Está, pois, cumprido o mais difícil. Está feito aquilo que não depende de nós. Falta, pois, fazer apenas o que depende do PSD.
Se já há todas as condições para o PS perder, temos agora nós de criar as condições para ganharmos. Temos de ser capazes de fazer o que só depende de nós; construir uma verdadeira alternativa à governação socialista.
Com a guerrilha que temos tido.
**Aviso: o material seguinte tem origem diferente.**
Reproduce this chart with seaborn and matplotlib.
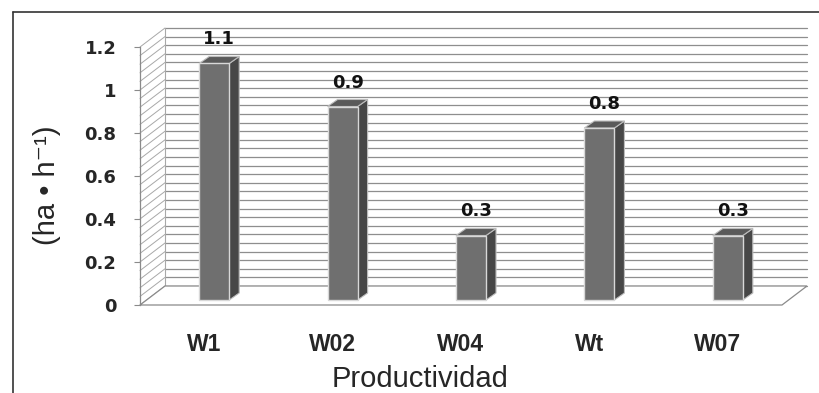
import numpy as np
import matplotlib
matplotlib.use("Agg")
import matplotlib.pyplot as plt
import matplotlib.transforms as mtransforms
from matplotlib.patches import Polygon
from matplotlib.lines import Line2D
import seaborn as sns

# data
categories = ["W1", "W02", "W04", "Wt", "W07"]
values = [1.1, 0.9, 0.3, 0.8, 0.3]
y_ticks = [0, 0.2, 0.4, 0.6, 0.8, 1, 1.2]
y_tick_labels = ["0", "0.2", "0.4", "0.6", "0.8", "1", "1.2"]
x_title = "Productividad"
y_title = "(ha • h⁻¹)"

sns.set_style("white")
plt.rcParams["font.family"] = ["Liberation Sans", "DejaVu Sans"]

W, H, dpi = 819, 393, 100
fig = plt.figure(figsize=(W / dpi, H / dpi), dpi=dpi)
fig.patch.set_facecolor("white")

# front plane of the fake 3d box
ax = fig.add_axes([140 / W, 88 / H, 642 / W, 258 / H])
ax.set_facecolor("none")

front_col = "#6f6f6f"
side_col = "#474747"
top_col = "#5a5a5a"
grid_col = "#8e8e8e"

sns.barplot(x=categories, y=values, color=front_col, width=0.234,
            edgecolor="#d8d8d8", linewidth=1.0, saturation=1, ax=ax, zorder=5)

ax.set_xlim(-0.5, 4.5)
ax.set_ylim(0, 1.2)

# pixels per data unit
sx = 642 / 5
sy = 258 / 1.2

# back wall offset
bdx, bdy = 25 / sx, 19 / sy
grid_vals = np.arange(0, 1.2001, 0.04)
for v in grid_vals:
    ax.plot([-0.5 + bdx, 4.5 + bdx], [v + bdy, v + bdy], color=grid_col,
            lw=0.9, clip_on=False, zorder=1)
    ax.plot([-0.5, -0.5 + bdx], [v, v + bdy], color="#a8a8a8",
            lw=0.7, clip_on=False, zorder=1)
ax.plot([-0.5 + bdx, -0.5 + bdx], [bdy, 1.2 + bdy], color="#a8a8a8",
        lw=0.8, clip_on=False, zorder=1)

# floor
floor = Polygon([(-0.5, 0), (4.5, 0), (4.5 + bdx, bdy), (-0.5 + bdx, bdy)],
                closed=True, facecolor="white", edgecolor="#8a8a8a", lw=0.9,
                clip_on=False, zorder=2)
ax.add_patch(floor)

# bars sit a bit behind the front plane
shift = mtransforms.ScaledTranslation(10 / dpi, 5 / dpi, fig.dpi_scale_trans)
ddx, ddy = 10 / sx, 7 / sy
for p in list(ax.patches):
    if p is floor:
        continue
    p.set_transform(ax.transData + shift)
    p.set_clip_on(False)
    x0 = p.get_x()
    x1 = x0 + p.get_width()
    h = p.get_height()
    side = Polygon([(x1, 0), (x1 + ddx, ddy), (x1 + ddx, h + ddy), (x1, h)],
                   closed=True, facecolor=side_col, edgecolor="#bdbdbd", lw=0.8,
                   transform=ax.transData + shift, clip_on=False, zorder=4)
    top = Polygon([(x0, h), (x1, h), (x1 + ddx, h + ddy), (x0 + ddx, h + ddy)],
                  closed=True, facecolor=top_col, edgecolor="#bdbdbd", lw=0.8,
                  transform=ax.transData + shift, clip_on=False, zorder=4)
    ax.add_patch(side)
    ax.add_patch(top)

for i, v in enumerate(values):
    ax.annotate(f"{v}", xy=(i, v), xytext=(15, 5 + 7 + 8),
                textcoords="offset pixels", ha="center", va="bottom",
                fontsize=13, fontweight="bold", color="#111111", zorder=6,
                family="DejaVu Sans")

# axes cosmetics
for s in ["top", "right", "bottom"]:
    ax.spines[s].set_visible(False)
ax.spines["left"].set_color("#8a8a8a")
ax.spines["left"].set_linewidth(0.9)
ax.set_yticks(y_ticks)
ax.set_yticklabels(y_tick_labels, fontsize=13, fontweight="bold", family="DejaVu Sans")
ax.tick_params(axis="y", length=4, width=0.8, color="#8a8a8a", pad=13, left=True)
ax.tick_params(axis="x", length=0, pad=20, labelsize=16.5)
for t in ax.get_xticklabels():
    t.set_fontweight("bold")
ax.set_xlabel("")
ax.set_ylabel("")

fig.text(420 / W, 1 - 387 / H, x_title, ha="center", va="baseline", fontsize=21)
fig.text(47 / W, 1 - 185 / H, y_title, ha="center", va="center",
         rotation=90, fontsize=21)

# outer frame lines (top and left)
fig.add_artist(Line2D([13 / W, 1], [1 - 12 / H, 1 - 12 / H], color="#333333", lw=1.2))
fig.add_artist(Line2D([13 / W, 13 / W], [0, 1 - 12 / H], color="#333333", lw=1.2))

fig.savefig("out.png", dpi=dpi)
Com terramotos políticos, como este, que hoje aqui estamos a resolver, não será possível atingir aquilo que está perfeitamente ao nosso alcance e é nosso dever.
No momento, em que iniciamos este exigente ano eleitoral e em que, por isso, se impõe agravar a oposição ao Governo, não faz qualquer sentido fazer exatamente o contrário e lançar o partido numa disputa eleitoral interna com todo o desgaste que lhe é inerente.
Senhor Presidente, senhoras e senhores conselheiros
Aquilo que hoje aqui se pede é maturidade e sentido da responsabilidade.
Responsabilidade, que passa por não facilitar a vida aos nossos adversários, acentuar a oposição ao Governo, e construir uma alternativa de governação ao Partido Socialista.
Se o caminho seguido for esse, acredito que a vitória está ao nosso alcance.
Se for o outro, o da instabilidade e o do afundamento nas questões internas, é mais do que claro que a derrota será certa e o definhamento do partido poderá ser ainda superior ao que experimentamos nas últimas eleições autárquicas.
Se o partido decidir caminhar nesse sentido, tenho a consciência tranquila, porque não será por ato meu que o tal acontecerá.
Cabe, pois, às senhoras e senhores conselheiros assumir com coragem e frontalidade a responsabilidade de decidir democraticamente o futuro do partido e, em larga medida, do País.
Da minha parte, limito-me agora, a esperar, e, no fim, como sempre, a aceitar democraticamente a superior decisão deste Conselho Nacional.